Saya jadi malu mengingat kelakuan buruk saya di Makassar saat jalan macet, trotoar pejalan kaki pun jadi jalanan buat motor saya. Belum lagi kebiasaan menyalah-artikan lampu kuning yang seharusnya “hati-hati” menjadi “tancaaapppp!!!”. Tapi Insya Allah, tidak lagi. Dua kesan pertama ini, yaitu bersih dan disiplin serta taat aturan, harus saya jadikan “oleh-oleh berharga” saat kembali ke tanah air dan itu harus saya mulai dari diri saya sendiri.

Ada “LPUMKM” di Gifu Shi?

10 Desember 2010. Hari kelima saya berada di Jepang. Setelah mendengarkan ceramah dan kuliah umum dari Pemerintah Kota Gifu (Gifu Shi), kami diajak untuk mengunjungi pusat inkubasi usaha baru (Inkubator Bisnis). Tidak jauh dari kantor Pemerintah Kota Gifu, ada gedung seperti ruko, berlantai 7. Ketika kami masuk, kami disambut oleh Manajer Inkubator dengan ramah dan diajak berkeliling dari lantai 1 sampai lantai 4 melihat beberapa usaha baru yang sedang dalam proses inkubasi. Disana kami melihat beberapa ruang kantor kecil yang didalamnya hanya terdiri dari 2-3 orang karyawan. Ada yang bergerak dalam bidang pembuatan software mainan nintendo, ada yang mengelola situs pemasaran sederhana, dan ada juga usaha yang bergerak dalam bidang pembuatan souvenir.

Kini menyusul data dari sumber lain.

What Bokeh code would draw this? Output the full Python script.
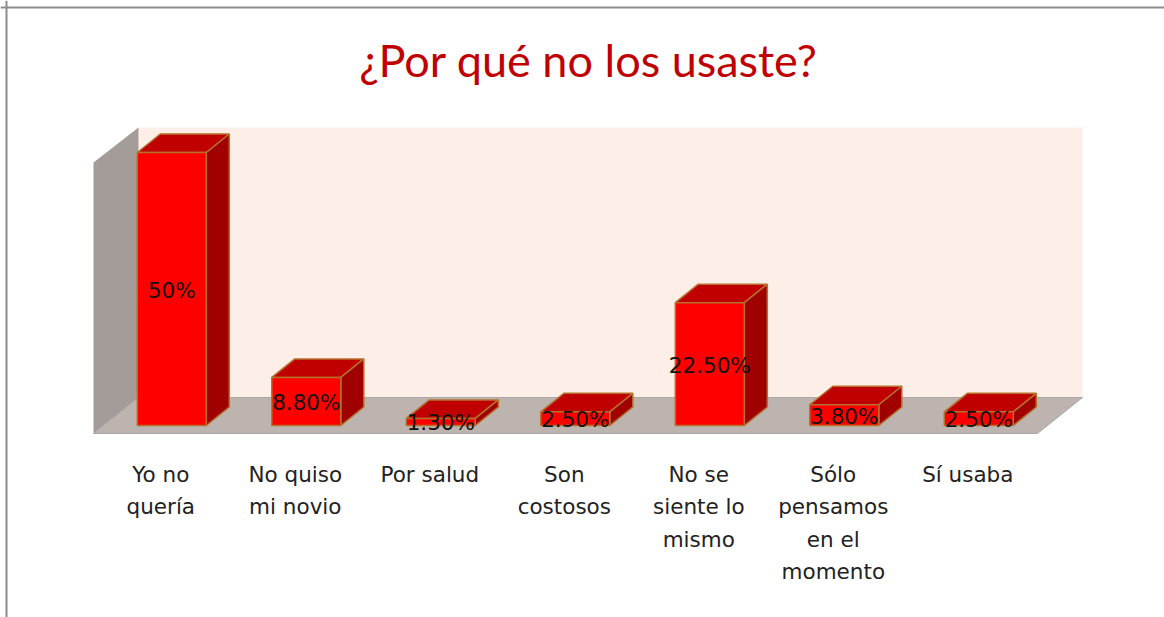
from bokeh.plotting import figure
from bokeh.models import Span
from bokeh.core.properties import value
from bokeh.embed import file_html
from bokeh.resources import INLINE

# Data
title_text = "¿Por qué no los usaste?"
categories = ["Yo no\nquería", "No quiso\nmi novio", "Por salud", "Son\ncostosos",
              "No se\nsiente lo\nmismo", "Sólo\npensamos\nen el\nmomento", "Sí usaba"]
values = [50, 8.8, 1.3, 2.5, 22.5, 3.8, 2.5]
value_labels = ["50%", "8.80%", "1.30%", "2.50%", "22.50%", "3.80%", "2.50%"]

# Geometry of the fake 3D scene, in data units (category index, percent)
W, H = 1164, 617
PX_X, PX_Y = 134.5, 5.46
X0_PX, Y0_PX = 171.3, 425
half = 34.5 / PX_X
dx, dy = 23 / PX_X, 18.5 / PX_Y

wall_left_front, wall_left_back = (93 - X0_PX) / PX_X, (138 - X0_PX) / PX_X
floor_right_front, floor_right_back = (1037 - X0_PX) / PX_X, (1082 - X0_PX) / PX_X
floor_front, floor_back = -8 / PX_Y, 28 / PX_Y
wall_top_front, wall_top_back = (Y0_PX - 162) / PX_Y, (Y0_PX - 127) / PX_Y

p = figure(width=W, height=H, output_backend="svg", toolbar_location=None,
           x_range=(-X0_PX / PX_X, (W - X0_PX) / PX_X),
           y_range=((Y0_PX - H) / PX_Y, Y0_PX / PX_Y),
           min_border=0, outline_line_color=None, background_fill_color="white",
           border_fill_color="white")
p.styles = {"position": "absolute", "left": "0px", "top": "0px"}
p.axis.visible = False
p.grid.visible = False

# Page frame
p.add_layout(Span(location=6, location_units="screen", dimension="height",
                  line_color="#8c8c8c", line_width=2))
p.add_layout(Span(location=H - 7, location_units="screen", dimension="width",
                  line_color="#8c8c8c", line_width=2))

# Walls and floor
p.patch([wall_left_back, floor_right_back, floor_right_back, wall_left_back],
        [floor_back, floor_back, wall_top_back, wall_top_back], color="#FDEFE8", line_color=None)
p.patch([wall_left_front, wall_left_back, wall_left_back, wall_left_front],
        [floor_front, floor_back, wall_top_back, wall_top_front], color="#A49C98", line_color=None)
p.patch([wall_left_front, wall_left_back, floor_right_back, floor_right_front],
        [floor_front, floor_back, floor_back, floor_front], color="#BDB3AF", line_color="#A8A8A8", line_width=1)

# Bars
xs = list(range(len(values)))
edge = "#B5702A"
top_x = [[x - half, x + half, x + half + dx, x - half + dx] for x in xs]
top_y = [[v, v, v + dy, v + dy] for v in values]
side_x = [[x + half, x + half + dx, x + half + dx, x + half] for x in xs]
side_y = [[0, dy, v + dy, v] for v in values]
p.patches(top_x, top_y, fill_color="#C00000", line_color=edge, line_width=1.5)
p.patches(side_x, side_y, fill_color="#A00000", line_color=edge, line_width=1.5)
p.vbar(x=xs, top=values, bottom=0, width=2 * half, fill_color="#FF0000", line_color=edge, line_width=1.5)

# Data labels
p.text(x=xs, y=[v / 2 for v in values], text=value_labels, text_align="center", text_baseline="middle",
       text_font=value("DejaVu Sans"), text_font_size="21.5px", text_color="#111111", y_offset=1)

# Category labels
p.text(x=xs, y=[(Y0_PX - 461) / PX_Y] * len(xs), text=categories, x_offset=-11,
       text_align="center", text_baseline="top", text_line_height=1.3,
       text_font=value("DejaVu Sans"), text_font_size="21.5px", text_color="#222222")

# Title
p.text(x=[(588 - X0_PX) / PX_X], y=[(Y0_PX - 59) / PX_Y], text=[title_text], text_align="center",
       text_baseline="middle", text_font=value("Lato"), text_font_size="45px", text_color="#C00000")

open("out.html", "w").write(file_html(p, INLINE))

Mereka bekerja dan memanfaatkan pusat inkubator tersebut sebagai kantor usahanya.

Gedung ini sengaja dibuat oleh Pemerintah Kota Gifu untuk merangsang munculnya usaha baru melalui fasilitasi tempat usaha dan konsultasi manajemen. Sebagaimana yang kita ketahui, Jepang adalah salah satu negara termahal di dunia. Mulai dari hal-hal kecil seperti parkir, sarana listrik, air, internet, hingga penyewaan rumah dan kantor semuanya membutuhkan biaya yang tidak sedikit. Untuk ruangan yang berukuran 4x7 meter persegi sewa perbulannya bisa mencapai Rp. 18-25 juta, belum termasuk biaya operasional lainnya. Hal ini tentu menjadi kendala sendiri bagi masyarakat yang sedang mencoba membangun usaha tetapi masih terkendala dengan modal untuk menyewa kantor yang layak sebagai pusat usaha. Oleh karena itu, di inkubator ini Pemerintah Kota Gifu menyediakan tempat dan fasilitas untuk para pengusaha baru yang mau berkantor di tempat itu dengan biaya yang sangat murah (hanya berkisar 30% dari harga sewa ruangan serupa diluar). Gedung berlantai 7 tersebut disekat hingga dalam tiap lantai terdiri dari 2 ruangan kantor.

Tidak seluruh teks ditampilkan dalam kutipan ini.